大相場持続の鍵は米金利

米インフレ指標への為替相場の反応が、異例なまでに大きくなっている。特定の経済指標発表直後に為替相場が大きく動く例としては米雇用統計が良く知られているが、少なくともこの2ヶ月の米CPI(消費者物価指数)発表後の為替相場の動きは、「雇用統計大相場」に肩を並べるほどの「CPI大相場」となった。

注目された8月10日の米7月CPIの上昇率が予想以下になると、米ドル/円は瞬間的に135円近くの水準から、132円台へ2円以上の急落となった(図表1参照)。CPIの結果を受けて、次回9月FOMC(米連邦公開市場委員会)での利上げ幅予想が、0.75%から0.5%に下方修正されるとの見方が広がったためとされた。

【図表1】米ドル/円の15分足チャート(2022年8月10~11日)
出所:マネックストレーダーFX

ところで、先月7月の「CPI相場」は、今回と方向は正反対だった。6月CPI上昇率が予想以上となったことを受けて、7月末のFOMC利上げ幅が上方修正されるとの見方が広がったとして米ドル急騰となり、米ドル/円は瞬間的に、137円程度から137円台後半へ1円弱の急伸となった(図表2参照)。さらに翌14日には、一気に140円の大台に迫る動きとなった。

【図表2】米ドル/円の15分足チャート(2022年7月13~14日)
出所:マネックストレーダーFX

経済指標の発表直後に為替相場が大きく動くことについて、「ヘッドライン・ディーリング」といった呼び方がある。注目の経済指標の結果を報じた「ヘッドライン」が、事前予想に比べて良いか悪いかだけで瞬間的に相場が大きく動く、「大相場」が起こるといった意味だ。近年、その代表例は米雇用統計だったが、少なくともこの2ヶ月、米インフレ指標、とくにCPI発表は雇用統計発表並みの「ヘッドライン・ディーリング」といった位置付けになっているようだ。ただし、次の問題はその持続性だ。

7月のCPI「ヘッドライン大相場」は、CPI発表後の米ドル高・円安も比較的短期間で収束し、7月末にはFOMCなどをきっかけに米ドル急落へ大きく反転するところとなった。それは米金利との関係、つまり米金利から見て米ドルが「上がり過ぎ」となっていたことが影響したのではないか(図表3参照)。

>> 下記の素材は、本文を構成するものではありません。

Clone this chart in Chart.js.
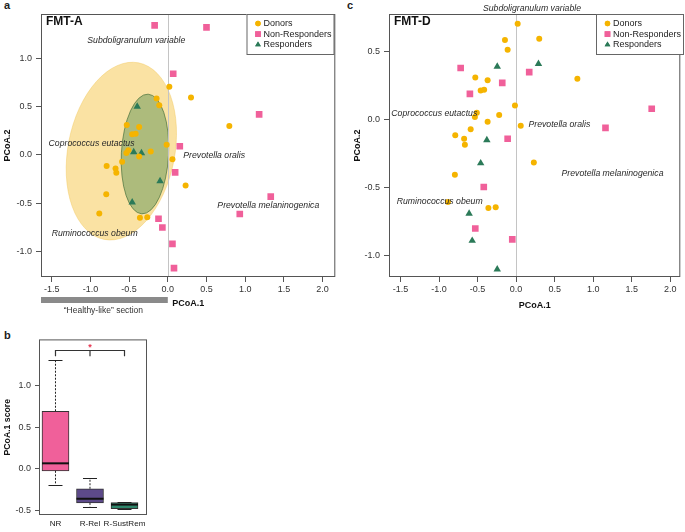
<!DOCTYPE html>
<html>
<head>
<meta charset="utf-8">
<script src="https://cdn.jsdelivr.net/npm/chart.js@4.4.1/dist/chart.umd.min.js"></script>
<style>
  body { margin: 0; background: #fff; width: 685px; height: 532px; position: relative; overflow: hidden; font-family: 'Liberation Sans', Arial, sans-serif; }
  canvas { position: absolute; }
  .tag { position: absolute; font-weight: bold; font-size: 11px; color: #222; }
</style>
</head>
<body>
<div class="tag" style="left:4px;top:-1px">a</div>
<div class="tag" style="left:347px;top:-1px">c</div>
<div class="tag" style="left:4px;top:329px">b</div>
<canvas id="chartA" width="340" height="320" style="left:0;top:0"></canvas>
<canvas id="chartC" width="345" height="320" style="left:340px;top:0"></canvas>
<canvas id="chartB" width="160" height="202" style="left:0;top:330px"></canvas>
<script>
const FONT = "'Liberation Sans', Arial, sans-serif";
Chart.defaults.font.family = FONT;
Chart.defaults.color = '#333';

// tick labels
const xTicks = [-1.5, -1.0, -0.5, 0.0, 0.5, 1.0, 1.5, 2.0];
const yTicksA = [-1.0, -0.5, 0.0, 0.5, 1.0];
const yTicksC = [-1.0, -0.5, 0.0, 0.5];
const yTicksB = [-0.5, 0.0, 0.5, 1.0];
const groups = ['Donors', 'Non-Responders', 'Responders'];

// donors (same in both panels)
const donorX = [0.02, 0.30, -0.145, -0.11, 0.795, -0.53, -0.37, -0.46, -0.415, -0.015, -0.51, -0.535,
  -0.22, -0.37, 0.06, -0.59, -0.79, -0.675, -0.665, 0.23, -0.795, -0.885, -0.36, -0.265];
const donorY = [0.705, 0.595, 0.585, 0.515, 0.30, 0.31, 0.29, 0.215, 0.22, 0.105, 0.05, 0.02,
  0.035, -0.015, -0.045, -0.07, -0.115, -0.14, -0.185, -0.315, -0.405, -0.605, -0.65, -0.645];

// FMT-A
const nrAX = [-0.17, 0.50, 0.07, 1.18, 0.155, 0.095, 1.33, 0.93, -0.12, -0.07, 0.06, 0.08];
const nrAY = [1.34, 1.32, 0.84, 0.42, 0.09, -0.18, -0.43, -0.61, -0.66, -0.75, -0.92, -1.17];
const rAX = [-0.395, -0.44, -0.34, -0.10, -0.46];
const rAY = [0.50, 0.03, 0.02, -0.27, -0.49];

// FMT-D
const nrCX = [-0.72, 0.17, -0.18, -0.60, 1.76, 1.16, -0.11, -0.42, -0.53, -0.05];
const nrCY = [0.38, 0.35, 0.27, 0.19, 0.08, -0.06, -0.14, -0.495, -0.80, -0.88];
const rCX = [-0.245, 0.29, -0.38, -0.46, -0.61, -0.57, -0.245];
const rCY = [0.39, 0.41, -0.15, -0.32, -0.69, -0.89, -1.10];

// boxplot PCoA.1 score
const boxCats = ['NR', 'R-Rel', 'R-SustRem'];
const boxQ1 = [-0.025, -0.41, -0.48];
const boxMed = [0.065, -0.36, -0.43];
const boxQ3 = [0.69, -0.24, -0.405];
const whiskLo = [-0.19, -0.455, -0.48];
const whiskHi = [1.30, -0.115, -0.405];

const colDonor = '#f5b400';
const colNR = '#f0609a';
const colR = '#2b7a58';
const boxColors = ['#f0609a', '#5d4a8a', '#2f876b'];

const pts = (xs, ys) => xs.map((v, i) => ({ x: v, y: ys[i] }));

const legendItems = [
  { style: 'circle', r: 2.7, color: colDonor },
  { style: 'rect', r: 4, color: colNR },
  { style: 'triangle', r: 3.3, color: colR }
];

const decor = {
  id: 'decor',
  beforeDatasetsDraw(chart, args, o) {
    const { ctx, chartArea: a, scales: { x, y } } = chart;
    (o.ellipses || []).forEach(e => {
      const cx = x.getPixelForValue(e.cx), cy = y.getPixelForValue(e.cy);
      const rx = Math.abs(x.getPixelForValue(e.cx + e.rx) - cx);
      const ry = Math.abs(y.getPixelForValue(e.cy + e.ry) - cy);
      ctx.save();
      ctx.beginPath();
      ctx.ellipse(cx, cy, rx, ry, e.rot * Math.PI / 180, 0, Math.PI * 2);
      ctx.fillStyle = e.fill;
      ctx.fill();
      if (e.stroke) { ctx.strokeStyle = e.stroke; ctx.lineWidth = 0.8; ctx.stroke(); }
      ctx.restore();
    });
    if (o.zeroLine) {
      const px = Math.round(x.getPixelForValue(0)) + 0.5;
      ctx.save();
      ctx.strokeStyle = '#c4c4c4';
      ctx.lineWidth = 1;
      ctx.beginPath(); ctx.moveTo(px, a.top); ctx.lineTo(px, a.bottom); ctx.stroke();
      ctx.restore();
    }
  },
  afterDraw(chart, args, o) {
    const { ctx, chartArea: a, scales: { x, y } } = chart;
    ctx.save();
    ctx.strokeStyle = '#555';
    ctx.lineWidth = 1;
    ctx.strokeRect(a.left + 0.5, a.top + 0.5, a.width - 1, a.height - 1);

    ctx.textBaseline = 'middle';
    // species labels
    ctx.fillStyle = '#2a2a2a';
    ctx.font = 'italic 8.7px ' + FONT;
    (o.labels || []).forEach(l => {
      ctx.textAlign = 'left';
      ctx.fillText(l.text, x.getPixelForValue(l.x), y.getPixelForValue(l.y));
    });

    if (o.panel) {
      ctx.font = 'bold 12px ' + FONT;
      ctx.fillStyle = '#111';
      ctx.textAlign = 'left';
      ctx.fillText(o.panel, a.left + 5, a.top + 8);
    }

    // legend
    if (o.legend) {
      const L = o.legend;
      ctx.fillStyle = '#fff';
      ctx.fillRect(L.x, L.y, L.w, L.h);
      ctx.strokeStyle = '#666';
      ctx.strokeRect(L.x + 0.5, L.y + 0.5, L.w, L.h);
      ctx.font = '9px ' + FONT;
      groups.forEach((g, i) => {
        const it = legendItems[i];
        const yy = L.y + 9.5 + i * 10.6;
        ctx.fillStyle = it.color;
        Chart.helpers.drawPoint(ctx, { pointStyle: it.style, radius: it.r, rotation: 0, borderWidth: 0 }, L.x + 11.5, yy);
        ctx.fill();
        ctx.fillStyle = '#222';
        ctx.textAlign = 'left';
        ctx.fillText(g, L.x + 17, yy);
      });
    }

    // axis titles
    ctx.fillStyle = '#111';
    ctx.font = 'bold 9px ' + FONT;
    if (o.xTitle) {
      ctx.textAlign = 'center';
      ctx.fillText(o.xTitle, (a.left + a.right) / 2, o.xTitleY);
    }
    if (o.yTitle) {
      ctx.save();
      ctx.translate(o.yTitleX, (a.top + a.bottom) / 2);
      ctx.rotate(-Math.PI / 2);
      ctx.textAlign = 'center';
      ctx.fillText(o.yTitle, 0, 0);
      ctx.restore();
    }

    // "healthy-like" bar
    if (o.healthy) {
      const x0 = x.getPixelForValue(0);
      ctx.fillStyle = '#8a8a8a';
      ctx.fillRect(a.left, o.healthy.y, x0 - a.left, 6);
      ctx.fillStyle = '#333';
      ctx.font = '8.5px ' + FONT;
      ctx.textAlign = 'center';
      ctx.fillText('\u201CHealthy-like\u201D section', (a.left + x0) / 2 - 1, o.healthy.y + 14);
    }
    ctx.restore();
  }
};

function scatterPanel(id, cfg) {
  return new Chart(document.getElementById(id), {
    type: 'scatter',
    data: {
      datasets: [
        { label: groups[0], data: pts(donorX, donorY), pointStyle: 'circle', radius: 3, backgroundColor: colDonor, borderWidth: 0 },
        { label: groups[1], data: pts(cfg.nrX, cfg.nrY), pointStyle: 'rect', radius: 4.7, backgroundColor: colNR, borderWidth: 0 },
        { label: groups[2], data: pts(cfg.rX, cfg.rY), pointStyle: 'triangle', radius: 4.3, backgroundColor: colR, borderWidth: 0 }
      ]
    },
    options: {
      responsive: false,
      animation: false,
      layout: { padding: cfg.pad },
      plugins: { legend: { display: false }, tooltip: { enabled: false }, decor: cfg.decor },
      scales: {
        x: {
          type: 'linear', min: cfg.xMin, max: cfg.xMax,
          afterFit: s => { s.height = 30; },
          afterBuildTicks: s => { s.ticks = xTicks.map(v => ({ value: v })); },
          ticks: { callback: v => v.toFixed(1), font: { size: 9 }, color: '#333', padding: 2, maxRotation: 0, autoSkip: false },
          grid: { drawOnChartArea: false, tickLength: 5, color: '#555' },
          border: { display: false }
        },
        y: {
          type: 'linear', min: cfg.yMin, max: cfg.yMax,
          afterFit: s => { s.width = cfg.yW; },
          afterBuildTicks: s => { s.ticks = cfg.yTicks.map(v => ({ value: v })); },
          ticks: { callback: v => v.toFixed(1), font: { size: 9 }, color: '#333', padding: 4, autoSkip: false },
          grid: { drawOnChartArea: false, tickLength: 5, color: '#555' },
          border: { display: false }
        }
      }
    },
    plugins: [decor]
  });
}

scatterPanel('chartA', {
  nrX: nrAX, nrY: nrAY, rX: rAX, rY: rAY,
  xMin: -1.638, xMax: 2.164, yMin: -1.262, yMax: 1.458, yTicks: yTicksA, yW: 41,
  pad: { left: 0, right: 4, top: 14, bottom: 13 },
  decor: {
    panel: 'FMT-A', zeroLine: true,
    ellipses: [
      { cx: -0.60, cy: 0.04, rx: 0.69, ry: 0.93, rot: 11, fill: 'rgba(245,190,50,0.45)', stroke: 'rgba(240,195,80,0.5)' },
      { cx: -0.295, cy: 0.01, rx: 0.305, ry: 0.62, rot: 3, fill: 'rgba(65,130,70,0.42)', stroke: 'rgba(40,90,40,0.7)' }
    ],
    labels: [
      { text: 'Subdoligranulum variable', x: -1.04, y: 1.18 },
      { text: 'Coprococcus eutactus', x: -1.54, y: 0.12 },
      { text: 'Prevotella oralis', x: 0.20, y: -0.01 },
      { text: 'Prevotella melaninogenica', x: 0.64, y: -0.52 },
      { text: 'Ruminococcus obeum', x: -1.50, y: -0.81 }
    ],
    legend: { x: 246.5, y: 14, w: 87, h: 40 },
    xTitle: 'PCoA.1', xTitleY: 304, yTitle: 'PCoA.2', yTitleX: 8,
    healthy: { y: 297 }
  }
});

scatterPanel('chartC', {
  nrX: nrCX, nrY: nrCY, rX: rCX, rY: rCY,
  xMin: -1.65, xMax: 2.131, yMin: -1.157, yMax: 0.777, yTicks: yTicksC, yW: 49,
  pad: { left: 0, right: 1, top: 14, bottom: 13 },
  decor: {
    panel: 'FMT-D', zeroLine: true,
    labels: [
      { text: 'Subdoligranulum variable', x: -0.43, y: 0.82 },
      { text: 'Coprococcus eutactus', x: -1.62, y: 0.044 },
      { text: 'Prevotella oralis', x: 0.16, y: -0.037 },
      { text: 'Prevotella melaninogenica', x: 0.59, y: -0.40 },
      { text: 'Ruminococcus obeum', x: -1.55, y: -0.605 }
    ],
    legend: { x: 256, y: 14, w: 87, h: 40 },
    xTitle: 'PCoA.1', xTitleY: 306, yTitle: 'PCoA.2', yTitleX: 18
  }
});

// boxplot
const boxDecor = {
  id: 'boxDecor',
  afterDatasetsDraw(chart) {
    const { ctx, chartArea: a, scales: { x, y } } = chart;
    ctx.save();
    boxCats.forEach((c, i) => {
      const px = x.getPixelForValue(i + 1);
      // whiskers
      ctx.strokeStyle = '#222';
      ctx.lineWidth = 1;
      ctx.setLineDash([2, 1.5]);
      ctx.beginPath();
      ctx.moveTo(px, y.getPixelForValue(boxQ3[i])); ctx.lineTo(px, y.getPixelForValue(whiskHi[i]));
      ctx.moveTo(px, y.getPixelForValue(boxQ1[i])); ctx.lineTo(px, y.getPixelForValue(whiskLo[i]));
      ctx.stroke();
      ctx.setLineDash([]);
      ctx.beginPath();
      [whiskHi[i], whiskLo[i]].forEach(v => {
        const py = Math.round(y.getPixelForValue(v)) + 0.5;
        ctx.moveTo(px - 7, py); ctx.lineTo(px + 7, py);
      });
      ctx.stroke();
      // median
      ctx.lineWidth = 2;
      ctx.strokeStyle = '#111';
      ctx.beginPath();
      const my = y.getPixelForValue(boxMed[i]);
      ctx.moveTo(px - 13.5, my); ctx.lineTo(px + 13.5, my);
      ctx.stroke();
    });
    // significance bracket NR vs R-SustRem
    const x1 = x.getPixelForValue(1), x2 = x.getPixelForValue(2), x3 = x.getPixelForValue(3);
    const yb = Math.round(y.getPixelForValue(1.43)) + 0.5, yt = y.getPixelForValue(1.35);
    ctx.lineWidth = 1.2;
    ctx.strokeStyle = '#333';
    ctx.beginPath();
    ctx.moveTo(x1, yt); ctx.lineTo(x1, yb); ctx.lineTo(x3, yb); ctx.lineTo(x3, yt);
    ctx.moveTo(x2, yb); ctx.lineTo(x2, yt);
    ctx.stroke();
    ctx.fillStyle = '#e8334f';
    ctx.font = 'bold 9px ' + FONT;
    ctx.textAlign = 'center';
    ctx.textBaseline = 'middle';
    ctx.fillText('*', x2, y.getPixelForValue(1.48) + 2);
    // frame
    ctx.strokeStyle = '#555';
    ctx.lineWidth = 1;
    ctx.strokeRect(a.left + 0.5, a.top + 0.5, a.width - 1, a.height - 1);
    // y title
    ctx.fillStyle = '#111';
    ctx.font = 'bold 8.7px ' + FONT;
    ctx.translate(8, (a.top + a.bottom) / 2);
    ctx.rotate(-Math.PI / 2);
    ctx.fillText('PCoA.1 score', 0, 0);
    ctx.restore();
  }
};

new Chart(document.getElementById('chartB'), {
  type: 'bar',
  data: {
    datasets: [{
      data: boxCats.map((c, i) => ({ x: i + 1, y: [boxQ1[i], boxQ3[i]] })),
      backgroundColor: boxColors,
      borderColor: '#333',
      borderWidth: 1,
      borderSkipped: false,
      barThickness: 27
    }]
  },
  options: {
    responsive: false,
    animation: false,
    layout: { padding: { left: 0, right: 13, top: 6, bottom: 0 } },
    plugins: { legend: { display: false }, tooltip: { enabled: false } },
    scales: {
      x: {
        type: 'linear', min: 0.522, max: 3.652, offset: false,
        afterFit: s => { s.height = 17; },
        afterBuildTicks: s => { s.ticks = boxCats.map((c, i) => ({ value: i + 1 })); },
        ticks: { callback: v => boxCats[v - 1], font: { size: 8.1 }, color: '#222', padding: 4, maxRotation: 0, autoSkip: false },
        grid: { display: false, drawTicks: false },
        border: { display: false }
      },
      y: {
        type: 'linear', min: -0.555, max: 1.552,
        afterFit: s => { s.width = 39; },
        afterBuildTicks: s => { s.ticks = yTicksB.map(v => ({ value: v })); },
        ticks: { callback: v => v.toFixed(1), font: { size: 9 }, color: '#333', padding: 4, autoSkip: false },
        grid: { drawOnChartArea: false, tickLength: 4, color: '#555' },
        border: { display: false }
      }
    }
  },
  plugins: [boxDecor]
});
</script>
</body>
</html>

【図表3】米ドル/円と米2年債利回り(2022年3月~)
出所:リフィニティブ社データよりマネックス証券が作成

以上のように見ると、「ヘッドライン大相場」で、今回はCPI発表後の米ドル/円急落となったわけだが、さらに米ドル安・円高に向かうかは、米金利の動きが注目されそうだ。今回、CPIは上述のように予想より上昇率が鈍化したものの、その後のFOMCメンバーの発言では、インフレ警戒姿勢と、それに伴う米金利大幅引き上げ予想に変化はなさそうだ。こういった中で、「CPIショック」の米ドル安を米金利が低下することで正当化できるだろうか。正当化できないなら、米ドル安の修正が入る可能性に要注意だろう。